We live in a world of problems, like the YouTube problem, compression problems, encoding problems, etc. We do because we chose efficiency and ease of use over permanency.
All of these problems boil down to intent. Do people intend to preserve a file, do they not care, do they actively favor degradation? In the case of the OP game, it seems that the latter must be the case. Same with Youtube, same with all those media companies removing shows and movies entirely from all public availability, same with a lot of companies. If someone wants to preserve something, they choose the correct algorithms, simple as that. There isn’t necessarily much of a tradeoff for efficiency and ease of use in doing so, disk space is cheap, bandwidth is cheap, the technology is mature and not complicated to use. Long term physical storage can be a part of that, but it isn’t a replacement for intent or process.
I wouldn’t describe it as complex, just the bare minimum of what is required to actually preserve data with no loss. All physical mediums may degrade through physical processes, but redundant systems can do better.
I think you didn’t read correctly on the statement about the most complex system failing. I’m not saying that is the most complex system, I am saying the most complex system will fail.
It isn’t hard to seed a torrent. If a group of people want to preserve a file, they can do it this way, perfectly, forever, so long as there remain people willing to devote space and bandwidth.
LMAO at the idea of comparing every bit of every portion of every seeder’s copy with each other simultaneously and then cross referencing every parity file to be doubly safe, and then failing to see the chance of loss of parity during transmission of said files even after that. I will admit it would take a lot longer for a torrented file to degrade than some other forms of file distribution, but it’s not going to last for a thousand years, mate.
And I am saying complexity has little to do with it and also that a system can exist that will not fail.

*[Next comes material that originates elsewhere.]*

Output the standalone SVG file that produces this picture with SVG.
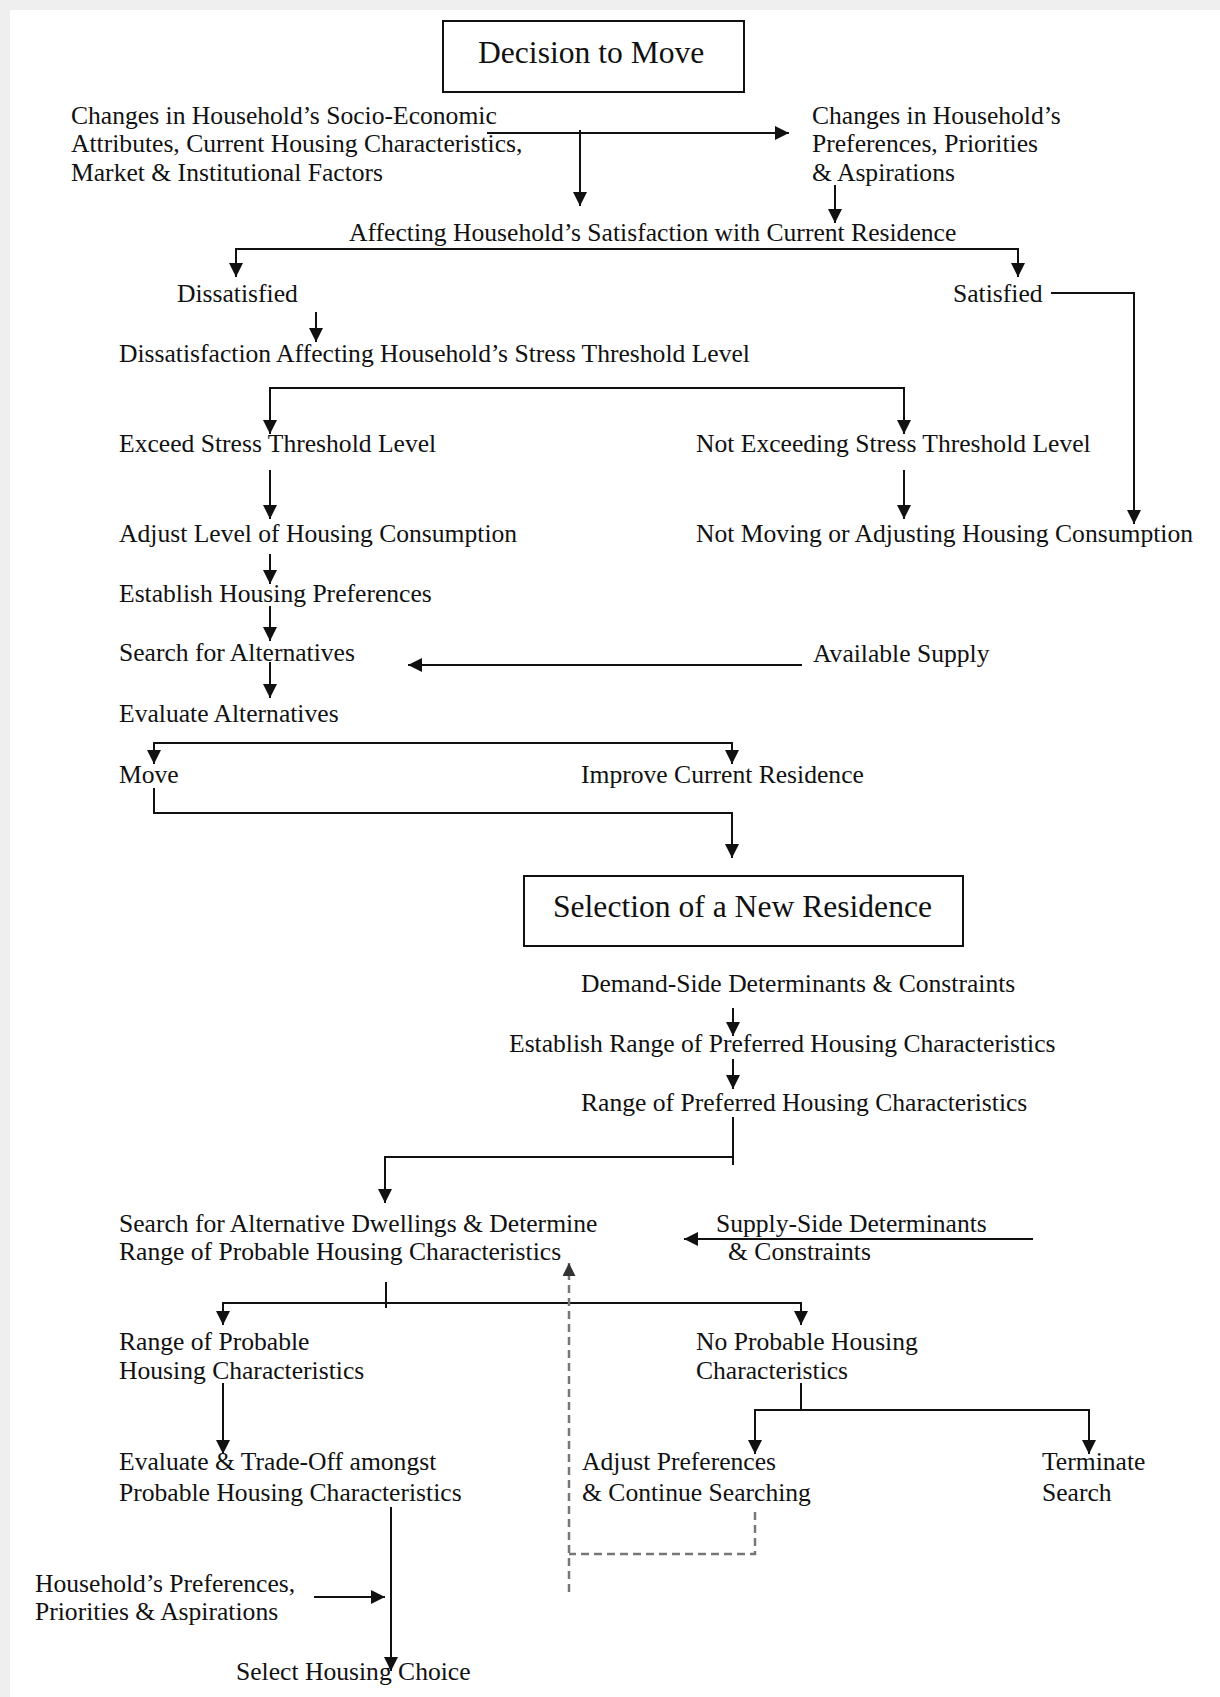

it’s not going to last for a thousand years
Specifically why not? What is unrealistic about this scenario, assuming enough people care to continue with the preservation effort? All nodes must fail simultaneously for any data to be lost. The probability of any given node failing at any given time is a finite probability, independent event. The probability of N nodes failing simultaneously is P^N. That is exponential scaling. Very quickly you reach astronomically low probabilities, 1000 years is nothing and could be safely accomplished with a relatively low number of peers. Maybe there are external factors that would make that less realistic, like whether new generations will even care about preserving the data, but considering only the system itself it is entirely realistic.
The best visual example I can think of are experiments where YouTubers downloaded and reuploaded their own video 100 times
This has nothing to do with copying a file. YouTube re-encodes videos whenever they are uploaded.
A file DOES NOT DEGRADE when it is copied. That is something that happened to VHS and cassette tapes. It does not happen to digital files. You can even verify this by generating a hash of a file, copy it 10,000 times, and generate a new hash and they would be 100% identical.
No I won’t be, because I’ve done this before for various reasons, but not a single but was changed.
Let me put it this way. A computer stores programs and instructions it needs to run in files on a drive. These files contain exact and precise instructions for various components to operate. If even a SINGLE bit is off in just a couple of the OS files, your computer will start throwing constant errors if not just crashing entirely.
And this isn’t just theory. It’s provable. Cosmic rays have been known to sometimes hit a drive and cause a bit-flip. Or another issue is a drive not being powered on for a long time causing bit-rot
At this point I’m starting to think you’re a troll. There’s no way someone believes what you’re saying.
Then you’re not a troll, just completely deluded and frankly stupid. You’ve been getting so many genuine responses trying to help you learn, but you keep digging in your heels and doubling down on being confidently wrong.
Believe whatever you want, just keep it to yourself.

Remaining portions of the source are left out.